YOUR OBJECTIVE
Return every line below as is, leaving out the pictures.

---*---

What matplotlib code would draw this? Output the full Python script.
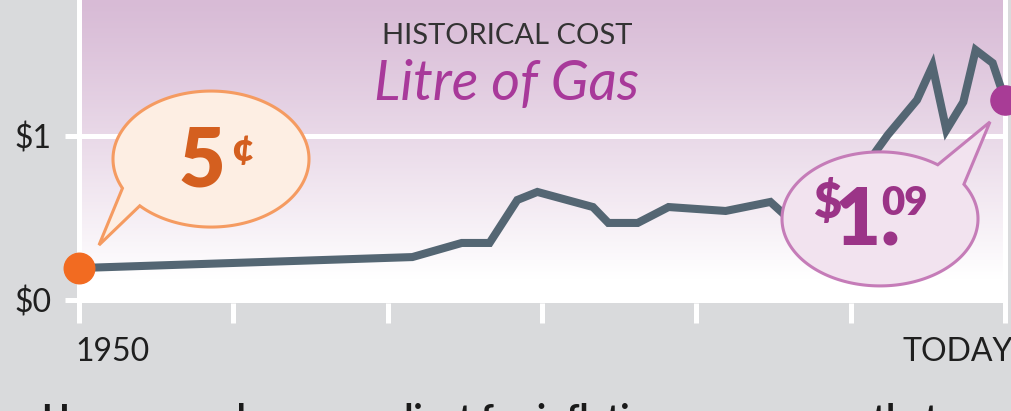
import numpy as np
import matplotlib
matplotlib.use('Agg')
import matplotlib.pyplot as plt
from matplotlib.patches import Polygon
from matplotlib.transforms import IdentityTransform, ScaledTranslation

plt.rcParams['font.family'] = ['Lato', 'DejaVu Sans']

# price of a litre of gas (as plotted)
years = [1950.0, 1971.6, 1974.8, 1976.6, 1978.4, 1979.7, 1983.3, 1984.3, 1986.2,
         1988.2, 1991.9, 1994.8, 1995.6, 1997.5, 1999.5, 2001.7, 2002.4, 2004.3,
         2005.3, 2006.2, 2007.3, 2008.1, 2009.2, 2010.0]
price = [0.195, 0.262, 0.348, 0.348, 0.610, 0.659, 0.567, 0.470, 0.470,
         0.567, 0.543, 0.598, 0.530, 0.500, 0.620, 0.915, 1.006, 1.220,
         1.427, 1.037, 1.207, 1.524, 1.445, 1.220]
xticks = [1950, 1960, 1970, 1980, 1990, 2000, 2010]
xtick_labels = ['1950', '', '', '', '', '', 'TODAY']
yticks = [0, 1]
ytick_labels = ['$0', '$1']

BG = '#d9dadc'
LINE = '#546673'
ORANGE = '#f26b21'
PURPLE = '#a83c96'

fig = plt.figure(figsize=(10.11, 4.11), dpi=100, facecolor=BG)
ax = fig.add_axes([79 / 1011, 108 / 411, 926 / 1011, 303 / 411])
ax.set_xlim(1950, 2010)
ax.set_ylim(-0.018, 1.829)

# purple -> white gradient background
top = np.array([216, 187, 214]) / 255
f = np.linspace(0, 1, 300)
t = np.clip(f / 0.92, 0, 1) ** 1.15
grad = top[None, :] + (1 - top[None, :]) * t[:, None]
ax.imshow(grad[:, None, :], extent=[0, 1, 0, 1], transform=ax.transAxes,
          aspect='auto', zorder=0, interpolation='bilinear')

for s in ['top', 'bottom']:
    ax.spines[s].set_visible(False)
for s in ['left', 'right']:
    ax.spines[s].set_color('white')
    ax.spines[s].set_linewidth(3.6)

ax.set_axisbelow(True)
ax.grid(axis='y', color='white', linewidth=3.6)
ax.set_xticks(xticks)
ax.set_xticklabels(xtick_labels)
ax.set_yticks(yticks)
ax.set_yticklabels(ytick_labels)
ax.tick_params(axis='x', direction='out', length=14.4, width=3.6, color='white',
               pad=10, labelsize=23, labelcolor='#1f1f1f')
ax.tick_params(axis='y', direction='out', length=10, width=3.6, color='white',
               pad=10, labelsize=23, labelcolor='#1f1f1f')
labs = ax.get_xticklabels()
labs[0].set_ha('left')
labs[0].set_transform(labs[0].get_transform() + ScaledTranslation(-0.04, 0, fig.dpi_scale_trans))
labs[-1].set_ha('right')
labs[-1].set_transform(labs[-1].get_transform() + ScaledTranslation(0.08, 0, fig.dpi_scale_trans))

ax.plot(years, price, color=LINE, linewidth=5.8, solid_joinstyle='miter', zorder=3)
ax.plot(years[0], price[0], 'o', color=ORANGE, markersize=22, zorder=5, clip_on=False)
ax.plot(years[-1], price[-1], 'o', color=PURPLE, markersize=21, zorder=5, clip_on=False)

# titles
ax.text(0.462, 0.855, 'HISTORICAL COST', transform=ax.transAxes, ha='center',
        va='baseline', fontsize=21, color='#333333', zorder=6)
ax.text(0.462, 0.67, 'Litre of Gas', transform=ax.transAxes, ha='center',
        va='baseline', fontsize=40, style='italic', color='#a8399a', zorder=6)


def bubble(px_data, cx, cy, a, b, t1, t2, tip, fc, ec):
    px, py = ax.transData.transform(px_data)
    ts = np.radians(np.linspace(t1, t2, 240))
    verts = list(zip(px + cx + a * np.cos(ts), py + cy + b * np.sin(ts)))
    verts.append((px + tip[0], py + tip[1]))
    ax.add_patch(Polygon(verts, closed=True, transform=IdentityTransform(),
                         facecolor=fc, edgecolor=ec, linewidth=2.2,
                         joinstyle='miter', zorder=4, clip_on=False))


start = (years[0], price[0])
end = (years[-1], price[-1])
bubble(start, 132, 109, 98, 68, 223.4, 565.4, (20, 23), '#fdeee3', '#f59b61')
bubble(end, -125, -119, 98, 67, 53.9, 391.1, (-15, -22), '#f2e3ef', '#c57cb8')

px2pt = 0.72
ax.annotate('5', start, xytext=(123 * px2pt, 82 * px2pt), textcoords='offset points',
            ha='center', va='baseline', fontsize=58, fontweight='heavy',
            color='#d45f1f', zorder=6)
ax.annotate('¢', start, xytext=(163 * px2pt, 119 * px2pt), textcoords='offset points',
            ha='center', va='center', fontsize=28, fontweight='heavy',
            color='#d45f1f', zorder=6)

pc = '#9b3487'
ax.annotate('$', end, xytext=(-178 * px2pt, -103 * px2pt), textcoords='offset points',
            ha='center', va='center', fontsize=35, fontweight='heavy', color=pc, zorder=6)
ax.annotate('1.', end, xytext=(-138 * px2pt, -145 * px2pt), textcoords='offset points',
            ha='center', va='baseline', fontsize=57, fontweight='heavy', color=pc, zorder=6)
ax.annotate('09', end, xytext=(-101 * px2pt, -104 * px2pt), textcoords='offset points',
            ha='center', va='center', fontsize=29, fontweight='heavy', color=pc, zorder=6)

# caption running off the bottom edge
fig.text(42 / 1011, -19 / 411, 'However, when you adjust for inflation, we can see that',
         ha='left', va='baseline', fontsize=26, fontweight='bold', color='#1a1a1a')

fig.savefig('out.png', dpi=100, facecolor=BG)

---*---

REPLY
What matplotlib code would draw this? Output the full Python script.
import numpy as np
import matplotlib
matplotlib.use('Agg')
import matplotlib.pyplot as plt
from matplotlib.patches import Polygon
from matplotlib.transforms import IdentityTransform, ScaledTranslation

plt.rcParams['font.family'] = ['Lato', 'DejaVu Sans']

# price of a litre of gas (as plotted)
years = [1950.0, 1971.6, 1974.8, 1976.6, 1978.4, 1979.7, 1983.3, 1984.3, 1986.2,
         1988.2, 1991.9, 1994.8, 1995.6, 1997.5, 1999.5, 2001.7, 2002.4, 2004.3,
         2005.3, 2006.2, 2007.3, 2008.1, 2009.2, 2010.0]
price = [0.195, 0.262, 0.348, 0.348, 0.610, 0.659, 0.567, 0.470, 0.470,
         0.567, 0.543, 0.598, 0.530, 0.500, 0.620, 0.915, 1.006, 1.220,
         1.427, 1.037, 1.207, 1.524, 1.445, 1.220]
xticks = [1950, 1960, 1970, 1980, 1990, 2000, 2010]
xtick_labels = ['1950', '', '', '', '', '', 'TODAY']
yticks = [0, 1]
ytick_labels = ['$0', '$1']

BG = '#d9dadc'
LINE = '#546673'
ORANGE = '#f26b21'
PURPLE = '#a83c96'

fig = plt.figure(figsize=(10.11, 4.11), dpi=100, facecolor=BG)
ax = fig.add_axes([79 / 1011, 108 / 411, 926 / 1011, 303 / 411])
ax.set_xlim(1950, 2010)
ax.set_ylim(-0.018, 1.829)

# purple -> white gradient background
top = np.array([216, 187, 214]) / 255
f = np.linspace(0, 1, 300)
t = np.clip(f / 0.92, 0, 1) ** 1.15
grad = top[None, :] + (1 - top[None, :]) * t[:, None]
ax.imshow(grad[:, None, :], extent=[0, 1, 0, 1], transform=ax.transAxes,
          aspect='auto', zorder=0, interpolation='bilinear')

for s in ['top', 'bottom']:
    ax.spines[s].set_visible(False)
for s in ['left', 'right']:
    ax.spines[s].set_color('white')
    ax.spines[s].set_linewidth(3.6)

ax.set_axisbelow(True)
ax.grid(axis='y', color='white', linewidth=3.6)
ax.set_xticks(xticks)
ax.set_xticklabels(xtick_labels)
ax.set_yticks(yticks)
ax.set_yticklabels(ytick_labels)
ax.tick_params(axis='x', direction='out', length=14.4, width=3.6, color='white',
               pad=10, labelsize=23, labelcolor='#1f1f1f')
ax.tick_params(axis='y', direction='out', length=10, width=3.6, color='white',
               pad=10, labelsize=23, labelcolor='#1f1f1f')
labs = ax.get_xticklabels()
labs[0].set_ha('left')
labs[0].set_transform(labs[0].get_transform() + ScaledTranslation(-0.04, 0, fig.dpi_scale_trans))
labs[-1].set_ha('right')
labs[-1].set_transform(labs[-1].get_transform() + ScaledTranslation(0.08, 0, fig.dpi_scale_trans))

ax.plot(years, price, color=LINE, linewidth=5.8, solid_joinstyle='miter', zorder=3)
ax.plot(years[0], price[0], 'o', color=ORANGE, markersize=22, zorder=5, clip_on=False)
ax.plot(years[-1], price[-1], 'o', color=PURPLE, markersize=21, zorder=5, clip_on=False)

# titles
ax.text(0.462, 0.855, 'HISTORICAL COST', transform=ax.transAxes, ha='center',
        va='baseline', fontsize=21, color='#333333', zorder=6)
ax.text(0.462, 0.67, 'Litre of Gas', transform=ax.transAxes, ha='center',
        va='baseline', fontsize=40, style='italic', color='#a8399a', zorder=6)


def bubble(px_data, cx, cy, a, b, t1, t2, tip, fc, ec):
    px, py = ax.transData.transform(px_data)
    ts = np.radians(np.linspace(t1, t2, 240))
    verts = list(zip(px + cx + a * np.cos(ts), py + cy + b * np.sin(ts)))
    verts.append((px + tip[0], py + tip[1]))
    ax.add_patch(Polygon(verts, closed=True, transform=IdentityTransform(),
                         facecolor=fc, edgecolor=ec, linewidth=2.2,
                         joinstyle='miter', zorder=4, clip_on=False))


start = (years[0], price[0])
end = (years[-1], price[-1])
bubble(start, 132, 109, 98, 68, 223.4, 565.4, (20, 23), '#fdeee3', '#f59b61')
bubble(end, -125, -119, 98, 67, 53.9, 391.1, (-15, -22), '#f2e3ef', '#c57cb8')

px2pt = 0.72
ax.annotate('5', start, xytext=(123 * px2pt, 82 * px2pt), textcoords='offset points',
            ha='center', va='baseline', fontsize=58, fontweight='heavy',
            color='#d45f1f', zorder=6)
ax.annotate('¢', start, xytext=(163 * px2pt, 119 * px2pt), textcoords='offset points',
            ha='center', va='center', fontsize=28, fontweight='heavy',
            color='#d45f1f', zorder=6)

pc = '#9b3487'
ax.annotate('$', end, xytext=(-178 * px2pt, -103 * px2pt), textcoords='offset points',
            ha='center', va='center', fontsize=35, fontweight='heavy', color=pc, zorder=6)
ax.annotate('1.', end, xytext=(-138 * px2pt, -145 * px2pt), textcoords='offset points',
            ha='center', va='baseline', fontsize=57, fontweight='heavy', color=pc, zorder=6)
ax.annotate('09', end, xytext=(-101 * px2pt, -104 * px2pt), textcoords='offset points',
            ha='center', va='center', fontsize=29, fontweight='heavy', color=pc, zorder=6)

# caption running off the bottom edge
fig.text(42 / 1011, -19 / 411, 'However, when you adjust for inflation, we can see that',
         ha='left', va='baseline', fontsize=26, fontweight='bold', color='#1a1a1a')

fig.savefig('out.png', dpi=100, facecolor=BG)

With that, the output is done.